Stated problem: Exactly repeat the material, dropping only the pictures.

Material provided:
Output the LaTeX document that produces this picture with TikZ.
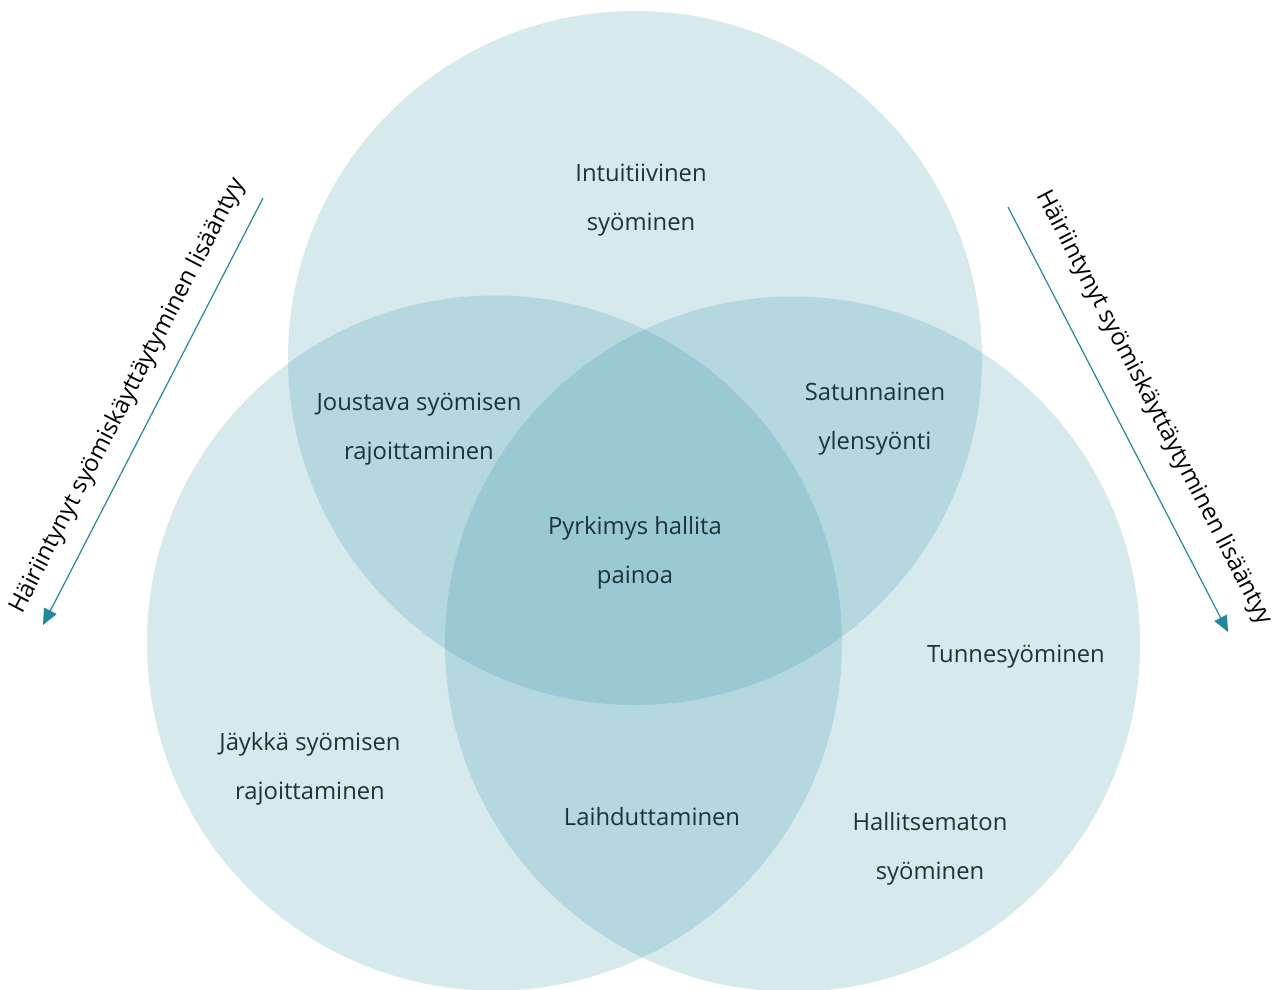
\documentclass[tikz,border=0pt]{standalone}
\usepackage{fontspec}
\setmainfont{Open Sans}
\usetikzlibrary{arrows.meta}
\definecolor{venn}{RGB}{45,142,163}
\definecolor{txt}{RGB}{26,52,58}
\definecolor{arr}{RGB}{35,137,154}
\tikzset{
  circ/.style={fill=venn,fill opacity=0.195,draw=none},
  lab/.style={text=txt,align=center,font=\fontsize{23.8}{49}\selectfont,inner sep=0pt},
  side/.style={text=black,font=\fontsize{23.8}{28}\selectfont,inner sep=0pt},
  axis/.style={draw=arr,line width=1.2pt,-{Triangle[length=16pt,width=14pt]}}
}
\begin{document}
\begin{tikzpicture}[x=1pt,y=-1pt]
\useasboundingbox (0,0) rectangle (1280,989);
\path[circ] (635,358) circle (347);
\path[circ] (494.5,643) circle (347.5);
\path[circ] (792.5,644) circle (347.5);

\node[lab] (intu) at (641,200) {Intuitiivinen\\syöminen};
\node[lab] (jous) at (419,429) {Joustava syömisen\\rajoittaminen};
\node[lab] (satu) at (875,419) {Satunnainen\\ylensyönti};
\node[lab] (pyrk) at (635,553) {Pyrkimys hallita\\painoa};
\node[lab] (tunn) at (1016,657) {Tunnesyöminen};
\node[lab] (jayk) at (310,769) {Jäykkä syömisen\\rajoittaminen};
\node[lab] (laih) at (652,817) {Laihduttaminen};
\node[lab] (hall) at (930,849) {Hallitsematon\\syöminen};

\coordinate (la) at (263,198);
\coordinate (lb) at (43,625);
\draw[axis] (la) -- (lb);
\node[side,rotate=62.7] (ltxt) at (128,396) {Häiriintynyt syömiskäyttäytyminen lisääntyy};

\coordinate (ra) at (1008,207);
\coordinate (rb) at (1228,632);
\draw[axis] (ra) -- (rb);
\node[side,rotate=-62.6] (rtxt) at (1154,408) {Häiriintynyt syömiskäyttäytyminen lisääntyy};
\end{tikzpicture}
\end{document}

Answer in full:
Output the LaTeX document that produces this picture with TikZ.
\documentclass[tikz,border=0pt]{standalone}
\usepackage{fontspec}
\setmainfont{Open Sans}
\usetikzlibrary{arrows.meta}
\definecolor{venn}{RGB}{45,142,163}
\definecolor{txt}{RGB}{26,52,58}
\definecolor{arr}{RGB}{35,137,154}
\tikzset{
  circ/.style={fill=venn,fill opacity=0.195,draw=none},
  lab/.style={text=txt,align=center,font=\fontsize{23.8}{49}\selectfont,inner sep=0pt},
  side/.style={text=black,font=\fontsize{23.8}{28}\selectfont,inner sep=0pt},
  axis/.style={draw=arr,line width=1.2pt,-{Triangle[length=16pt,width=14pt]}}
}
\begin{document}
\begin{tikzpicture}[x=1pt,y=-1pt]
\useasboundingbox (0,0) rectangle (1280,989);
\path[circ] (635,358) circle (347);
\path[circ] (494.5,643) circle (347.5);
\path[circ] (792.5,644) circle (347.5);

\node[lab] (intu) at (641,200) {Intuitiivinen\\syöminen};
\node[lab] (jous) at (419,429) {Joustava syömisen\\rajoittaminen};
\node[lab] (satu) at (875,419) {Satunnainen\\ylensyönti};
\node[lab] (pyrk) at (635,553) {Pyrkimys hallita\\painoa};
\node[lab] (tunn) at (1016,657) {Tunnesyöminen};
\node[lab] (jayk) at (310,769) {Jäykkä syömisen\\rajoittaminen};
\node[lab] (laih) at (652,817) {Laihduttaminen};
\node[lab] (hall) at (930,849) {Hallitsematon\\syöminen};

\coordinate (la) at (263,198);
\coordinate (lb) at (43,625);
\draw[axis] (la) -- (lb);
\node[side,rotate=62.7] (ltxt) at (128,396) {Häiriintynyt syömiskäyttäytyminen lisääntyy};

\coordinate (ra) at (1008,207);
\coordinate (rb) at (1228,632);
\draw[axis] (ra) -- (rb);
\node[side,rotate=-62.6] (rtxt) at (1154,408) {Häiriintynyt syömiskäyttäytyminen lisääntyy};
\end{tikzpicture}
\end{document}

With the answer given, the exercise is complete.